1. Field of the Invention
The present invention relates to a frequency stabilized light source, and more particularly, relates to a frequency stabilized light source for generating frequencies spaced at predetermined intervals, such as local oscillation lights on the side of a receiver.
In coherent light communication, a frequency multiplexing may be utilized in which a number of signals having carrier frequencies are spaced at uniform intervals. In such communication system, in order to perform heterodyne (or homodyne) detection on the receiver side, a local oscillation light source having the same frequency intervals as those on the transmitter side is utilized.

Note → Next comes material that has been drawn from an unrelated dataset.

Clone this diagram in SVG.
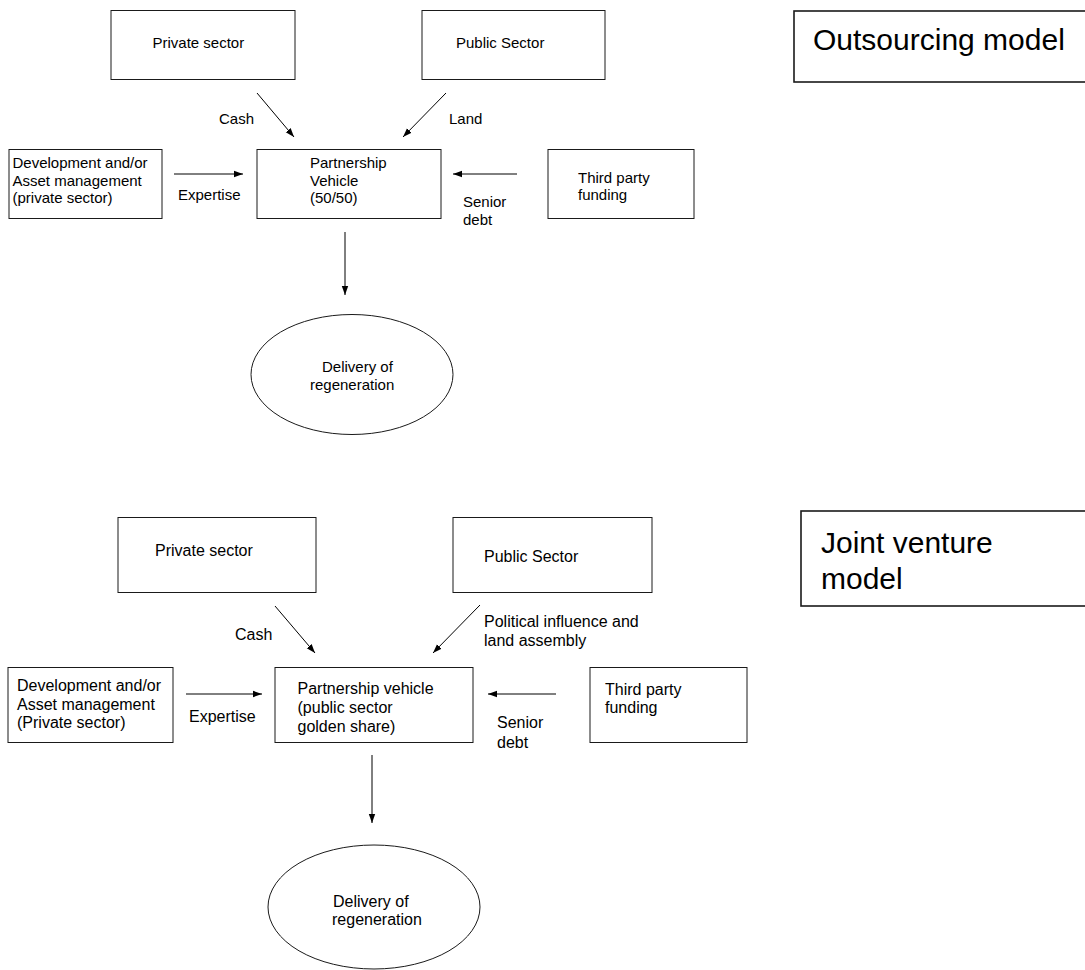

The present invention provides a frequency stabilized light source having frequencies spaced at uniform intervals which can be used, for example, as a localized oscillation light source on the side of a receiver.
2. Prior Art
A construction of the conventional frequency stabilized light source will be first explained in reference to FIG. 5. In this figure, 1 is a reference signal source, 2 is a comparator, 5 is a light source and 6 is a frequency detector. The change in frequency of the light from the light source 5 is detected by the frequency detector 6 and is compared with the reference signal from the reference signal source 1. The comparator 2 detects the frequency deviation of the light source 3 which is fed back to the light source to stabilize it.
As the frequency detector 6, a Fabry-Perot interferometer or a gas absorption spectrometer is chiefly used. The curve 31 of FIG. 6 shows a detection profile of the Fabry-Perot interferometer and the curve 41 of FIG. 8 shows a detection profile of the gas spectrometer. In the former case, the point 33 on the profile of FIG. 6 is selected as a detection point and, in the latter case, the point 43 of FIG. 8 is selected as a detection point. However, the detection property of many frequency detectors 6 is obtained in a very restricted frequency range. For example, in the Fabry-Perot interference meter, only the range between the points 32 and 34 in FIG. 6 is available for a detector and in the gas spectrometer only the range between the points 42 and 44 in FIG. 8 is usable for a detector.
The frequency of the light source 5 in FIG. 5 can be varied by adjusting the light source 5 and the frequency detector 6. In the case of Fabry-Perot interference meter as the frequency detector 6, the detection property is adjusted to have a property as expressed by a curve 36 in FIG. 7 by controlling the conditions such as interference distance, refractive index, temperature and pressure, so that the point 33 in FIG. 6 is shifted to the point 37 in FIG. 7. In the case of gas spectrometer, the detection property is adjusted to have a detection property as expressed by the curve 46 in FIG. 9 so that the point 43 in FIG. 8 is shifted to the point 47 in FIG. 9.